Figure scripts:
++++
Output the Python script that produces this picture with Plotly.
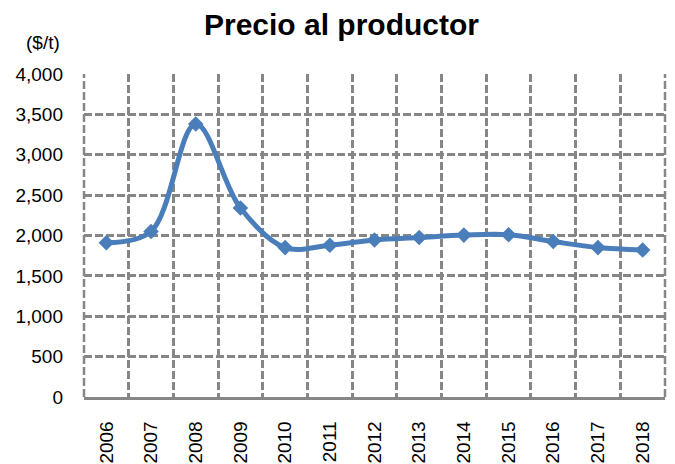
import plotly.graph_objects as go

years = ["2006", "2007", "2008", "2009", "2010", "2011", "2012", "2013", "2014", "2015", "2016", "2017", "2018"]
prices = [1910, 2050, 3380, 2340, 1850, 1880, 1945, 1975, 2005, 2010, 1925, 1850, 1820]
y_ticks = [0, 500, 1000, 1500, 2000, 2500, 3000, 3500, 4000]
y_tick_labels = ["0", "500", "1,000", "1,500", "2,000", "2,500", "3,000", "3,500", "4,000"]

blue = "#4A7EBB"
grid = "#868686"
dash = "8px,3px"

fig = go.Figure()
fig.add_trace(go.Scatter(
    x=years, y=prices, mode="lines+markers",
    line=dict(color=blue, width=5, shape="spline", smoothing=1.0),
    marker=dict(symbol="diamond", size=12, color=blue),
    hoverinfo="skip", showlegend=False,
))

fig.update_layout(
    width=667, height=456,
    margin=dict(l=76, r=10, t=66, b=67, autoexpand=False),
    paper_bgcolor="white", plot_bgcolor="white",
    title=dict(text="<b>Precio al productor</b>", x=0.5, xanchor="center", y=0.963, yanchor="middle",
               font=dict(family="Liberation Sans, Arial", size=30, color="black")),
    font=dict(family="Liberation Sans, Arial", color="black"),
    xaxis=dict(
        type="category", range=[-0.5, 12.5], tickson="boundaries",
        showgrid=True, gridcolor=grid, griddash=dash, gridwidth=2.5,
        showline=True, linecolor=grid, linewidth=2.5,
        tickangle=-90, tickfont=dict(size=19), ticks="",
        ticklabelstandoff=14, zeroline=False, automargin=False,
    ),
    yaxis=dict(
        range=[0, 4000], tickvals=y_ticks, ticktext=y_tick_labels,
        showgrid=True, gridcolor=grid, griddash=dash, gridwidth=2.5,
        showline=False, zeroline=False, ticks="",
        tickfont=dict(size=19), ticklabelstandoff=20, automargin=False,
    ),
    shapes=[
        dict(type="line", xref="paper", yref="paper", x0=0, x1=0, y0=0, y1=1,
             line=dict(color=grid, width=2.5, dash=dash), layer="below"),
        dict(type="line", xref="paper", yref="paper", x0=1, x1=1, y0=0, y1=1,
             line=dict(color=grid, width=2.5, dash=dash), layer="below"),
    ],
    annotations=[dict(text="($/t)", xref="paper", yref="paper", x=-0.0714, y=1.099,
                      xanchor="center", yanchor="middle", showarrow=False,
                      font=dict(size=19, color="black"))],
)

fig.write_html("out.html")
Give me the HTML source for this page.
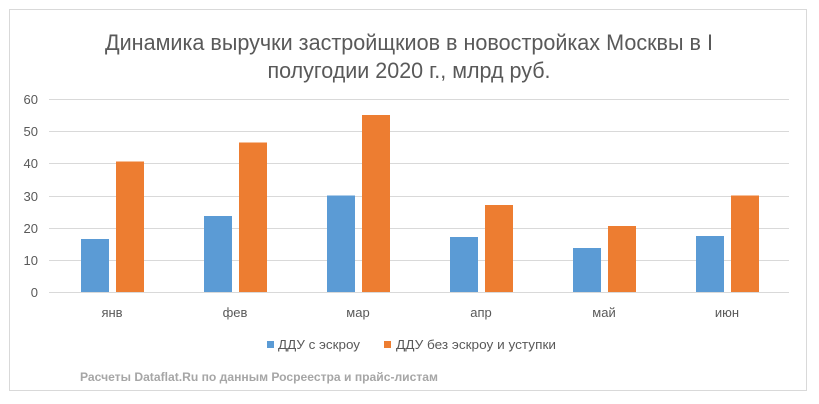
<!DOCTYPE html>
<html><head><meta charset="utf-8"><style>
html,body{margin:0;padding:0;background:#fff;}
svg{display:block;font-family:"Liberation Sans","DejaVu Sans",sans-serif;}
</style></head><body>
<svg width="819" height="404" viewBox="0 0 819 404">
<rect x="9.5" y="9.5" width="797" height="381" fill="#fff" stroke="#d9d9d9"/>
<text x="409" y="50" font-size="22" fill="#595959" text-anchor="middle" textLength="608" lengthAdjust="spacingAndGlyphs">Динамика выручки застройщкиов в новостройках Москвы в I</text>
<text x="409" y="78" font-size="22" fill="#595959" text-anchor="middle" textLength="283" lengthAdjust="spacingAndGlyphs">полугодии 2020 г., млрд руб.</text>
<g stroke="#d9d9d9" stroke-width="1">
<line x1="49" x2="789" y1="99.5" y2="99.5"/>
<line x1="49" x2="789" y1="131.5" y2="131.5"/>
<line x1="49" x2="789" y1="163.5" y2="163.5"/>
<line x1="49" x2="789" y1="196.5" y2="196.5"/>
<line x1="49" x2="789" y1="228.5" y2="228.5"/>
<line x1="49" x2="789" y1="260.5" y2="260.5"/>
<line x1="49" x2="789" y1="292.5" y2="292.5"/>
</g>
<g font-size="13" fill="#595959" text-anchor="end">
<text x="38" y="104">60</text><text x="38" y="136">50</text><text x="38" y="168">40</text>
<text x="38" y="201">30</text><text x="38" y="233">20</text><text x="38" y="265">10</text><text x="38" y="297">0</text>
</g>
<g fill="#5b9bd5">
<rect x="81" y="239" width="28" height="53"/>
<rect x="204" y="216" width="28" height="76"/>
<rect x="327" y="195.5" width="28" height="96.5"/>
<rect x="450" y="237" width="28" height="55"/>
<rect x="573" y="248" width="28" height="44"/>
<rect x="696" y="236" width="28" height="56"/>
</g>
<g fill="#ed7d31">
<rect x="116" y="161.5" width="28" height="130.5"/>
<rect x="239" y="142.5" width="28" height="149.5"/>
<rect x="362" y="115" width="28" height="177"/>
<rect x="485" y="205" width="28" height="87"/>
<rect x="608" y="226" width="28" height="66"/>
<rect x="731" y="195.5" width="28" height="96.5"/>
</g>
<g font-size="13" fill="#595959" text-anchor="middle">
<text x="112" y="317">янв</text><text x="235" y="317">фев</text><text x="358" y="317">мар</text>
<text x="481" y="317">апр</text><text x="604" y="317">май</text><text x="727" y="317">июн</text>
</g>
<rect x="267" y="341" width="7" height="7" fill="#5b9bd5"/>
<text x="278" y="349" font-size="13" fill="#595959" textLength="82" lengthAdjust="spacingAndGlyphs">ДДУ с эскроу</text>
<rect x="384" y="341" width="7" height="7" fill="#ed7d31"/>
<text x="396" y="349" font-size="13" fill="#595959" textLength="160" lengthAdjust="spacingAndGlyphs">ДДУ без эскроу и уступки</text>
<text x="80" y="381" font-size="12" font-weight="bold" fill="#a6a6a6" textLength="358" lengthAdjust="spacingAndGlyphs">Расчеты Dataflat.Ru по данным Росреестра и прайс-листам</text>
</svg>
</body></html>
++++
Required task: The lines from the top of the data above through the one holding "import plotly.graph_objects as go" are to be repeated exactly, and only those, with no pictures.

Complete answer:
Output the Python script that produces this picture with Plotly.
import plotly.graph_objects as go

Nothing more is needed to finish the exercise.